◆ Source excerpt
## Start
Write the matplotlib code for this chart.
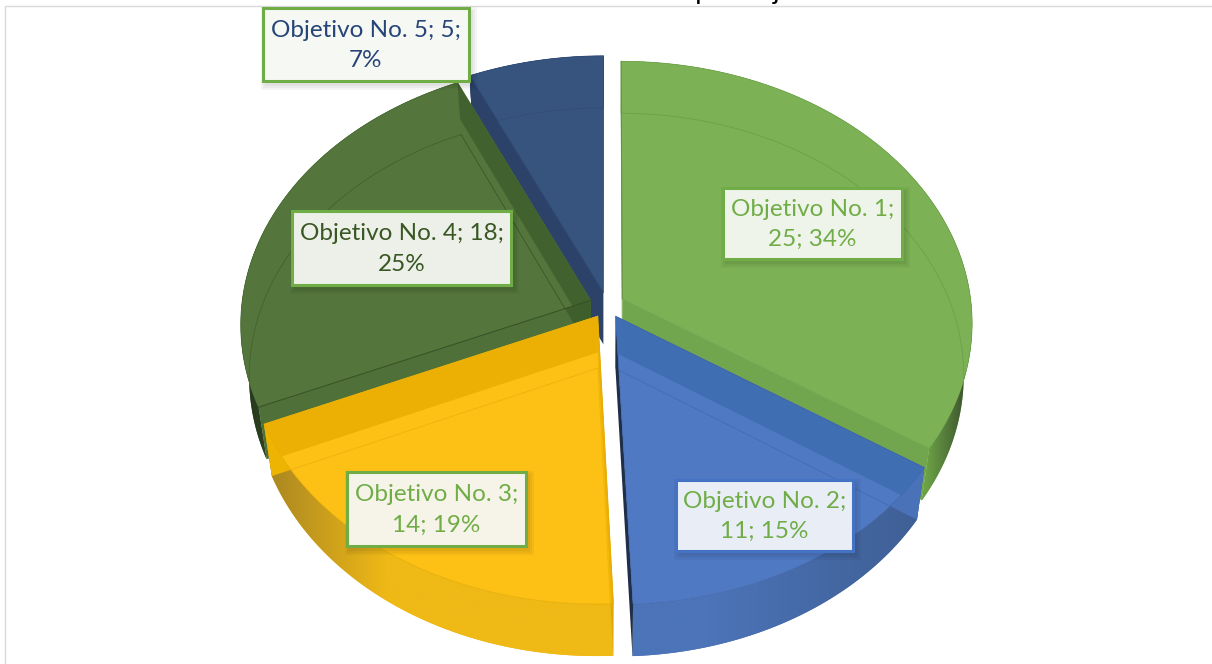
import numpy as np
import matplotlib
matplotlib.use('Agg')
import matplotlib.pyplot as plt
from matplotlib.colors import to_rgb
from matplotlib.patches import Polygon, Rectangle

plt.rcParams['font.family'] = ['Lato', 'DejaVu Sans']

# datos
objetivos = ['Objetivo No. 1', 'Objetivo No. 2', 'Objetivo No. 3', 'Objetivo No. 4', 'Objetivo No. 5']
valores = [25, 11, 14, 18, 5]
titulo = 'Gráfica No. 1. Distribución por objetivos'

# estilos
top_colors = ['#7CB155', '#5079C4', '#FDC015', '#54763C', '#37547F']
wall_colors = ['#6BA045', '#4C74B8', '#EFB916', '#3F5C2A', '#2A4470']
dark_colors = ['#34482A', '#3F5F95', '#A98622', '#26381E', '#1E3358']
cut_start = ['#6FA04C', '#4A72B8', '#E0A800', '#4F7038', '#2C4268']
cut_end = ['#71A64E', '#1F2F4A', '#EDB402', '#3E5F2C', '#2C4268']
edge_colors = ['#6FA34B', '#4468AC', '#E5AD05', '#4A6B34', '#2E4A75']
line_colors = ['#5E8C3E', '#3F66AC', '#E5AD05', '#2F4A20', '#2A4470']
band_colors = ['#6FA04C', '#3A6CAD', '#E8AE00', '#3E5F2C', '#2C4268']
band_alpha = [0.0, 0.75, 0.85, 0.85, 0.0]
grad_from = [320, 100, 220, 300, 300]
grad_to = [365, 315, 340, 360, 360]
label_colors = ['#70AD47', '#70AD47', '#70AD47', '#385723', '#264478']
box_fill = ['#EFF4EA', '#E9EEF6', '#F6F4E8', '#EDF0E8', '#F6F8F3']
box_edge = ['#70AD47', '#4472C4', '#70AD47', '#70AD47', '#70AD47']
# caja de cada etiqueta: x0, y0, x1, y1 en pixeles
boxes = [(723, 188, 902, 259), (676, 480, 853, 551), (347, 472, 526, 546),
         (292, 211, 511, 285), (263, 8, 469, 81)]

# geometria del pie
cx, cy = 607, 305
rx, ry = 349, 260
persp = 0.09
explode = 0.05
depth = 52
shrink = 0.977

total = sum(valores)
limites = np.concatenate([[0], np.cumsum(valores)]) / total * 2 * np.pi


def proj(t, r, off):
    # punto del disco -> pixel, con un poco de perspectiva
    X = r * np.sin(t) + off[0]
    Y = r * np.cos(t) + off[1]
    s = 1 / (1 + persp * Y)
    return np.column_stack([cx + rx * X * s, cy - ry * Y * s])


def abajo(p, f=1.0):
    # el mismo punto en el disco de abajo (f=1) o a medio camino
    p = np.atleast_2d(p)
    k = 1 - (1 - shrink) * f
    return np.column_stack([cx + (p[:, 0] - cx) * k, p[:, 1] + depth * f])


fig = plt.figure(figsize=(12.12, 6.64), dpi=100)
ax = fig.add_axes([0, 0, 1, 1])

# marco y titulo cortado arriba
ax.plot([5, 5, 1212], [664, 6, 6], color='#D9D9D9', lw=1, zorder=1)
ax.text(612, -1, titulo, ha='center', va='baseline', fontsize=19.5, color='black', zorder=1)

orden = [4, 3, 0, 2, 1]
z = 2
for i in orden:
    t0, t1 = limites[i], limites[i + 1]
    mid = (t0 + t1) / 2
    off = (explode * np.sin(mid), explode * np.cos(mid))
    ts = np.linspace(t0, t1, 120)
    arc = proj(ts, 1, off)
    v = proj(np.array([0.0]), 0, off)[0]

    # pared exterior, con degradado segun x
    muro = np.vstack([arc, abajo(arc)[::-1]])
    ax.add_patch(Polygon(muro, closed=True, fc=wall_colors[i], ec='none', zorder=z))
    x0, x1 = muro[:, 0].min(), muro[:, 0].max()
    y0, y1 = muro[:, 1].min(), muro[:, 1].max()
    xs = np.linspace(x0, x1, 256)
    f = np.clip((np.abs(xs - cx) - grad_from[i]) / (grad_to[i] - grad_from[i]), 0, 1)
    a, b = np.array(to_rgb(wall_colors[i])), np.array(to_rgb(dark_colors[i]))
    img = a[None, None, :] * (1 - f[None, :, None]) + b[None, None, :] * f[None, :, None]
    im = ax.imshow(img, extent=(x0, x1, y1, y0), aspect='auto', interpolation='bilinear', zorder=z)
    im.set_clip_path(Polygon(muro, closed=True, transform=ax.transData))
    z += 1

    # paredes de corte
    for p, col in ((arc[0], cut_start[i]), (arc[-1], cut_end[i])):
        quad = np.vstack([[v], [p], abajo(p), abajo(v)])
        ax.add_patch(Polygon(quad, closed=True, fc=col, ec='none', zorder=z))
    z += 1

    # cara superior
    top = np.vstack([[v], arc])
    ax.add_patch(Polygon(top, closed=True, fc=top_colors[i], ec=edge_colors[i], lw=0.5, zorder=z))
    z += 1

    # lo que se ve a traves de la cara: banda oscura y borde inferior
    clip = Polygon(top, closed=True, transform=ax.transData)
    for p in (arc[0], arc[-1]):
        band = np.vstack([[v], [p], abajo(p, 0.7), abajo(v, 0.7)])
        pa = Polygon(band, closed=True, fc=band_colors[i], ec='none', alpha=band_alpha[i], zorder=z)
        ax.add_patch(pa)
        pa.set_clip_path(clip)
        q = abajo(np.array([v, p]))
        ln, = ax.plot(q[:, 0], q[:, 1], color=line_colors[i], lw=0.7, alpha=0.6, zorder=z)
        ln.set_clip_path(clip)
    q = abajo(arc)
    ln, = ax.plot(q[:, 0], q[:, 1], color=line_colors[i], lw=0.6, alpha=0.45, zorder=z)
    ln.set_clip_path(clip)
    # filo marcado donde toca la porcion siguiente
    ax.plot([v[0], arc[0][0]], [v[1], arc[0][1]], color=line_colors[i], lw=0.7, alpha=0.8, zorder=z)
    z += 1

ax.set_xlim(0, 1212)
ax.set_ylim(664, 0)
ax.axis('off')

# etiquetas
z = 200
for i in range(len(valores)):
    x0, y0, x1, y1 = boxes[i]
    # sombra suave
    for g in (5, 3, 1):
        ax.add_patch(Rectangle((x0 + 3 - g, y0 + 4 - g), x1 - x0 + 2 * g, y1 - y0 + 2 * g,
                               fc='black', alpha=0.04, ec='none', zorder=z))
    ax.add_patch(Rectangle((x0, y0), x1 - x0, y1 - y0, fc=box_fill[i], ec=box_edge[i], lw=2.2, zorder=z + 1))
    pct = round(valores[i] / total * 100)
    if i >= 3:
        txt = f'{objetivos[i]}; {valores[i]};\n{pct}%'
    else:
        txt = f'{objetivos[i]};\n{valores[i]}; {pct}%'
    ax.text((x0 + x1) / 2, (y0 + y1) / 2 + 1, txt, ha='center', va='center', fontsize=17.5,
            color=label_colors[i], linespacing=1.55, zorder=z + 2)

fig.savefig('out.png', dpi=100)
## End
◆ What you are asked to do
Write out again, exactly, the lines from the start of the listing up to the line containing "plt.rcParams['font.family'] = ['Lato', 'DejaVu", with both ends and without pictures.

◆ Output for this exercise
Write the matplotlib code for this chart.
import numpy as np
import matplotlib
matplotlib.use('Agg')
import matplotlib.pyplot as plt
from matplotlib.colors import to_rgb
from matplotlib.patches import Polygon, Rectangle

plt.rcParams['font.family'] = ['Lato', 'DejaVu Sans']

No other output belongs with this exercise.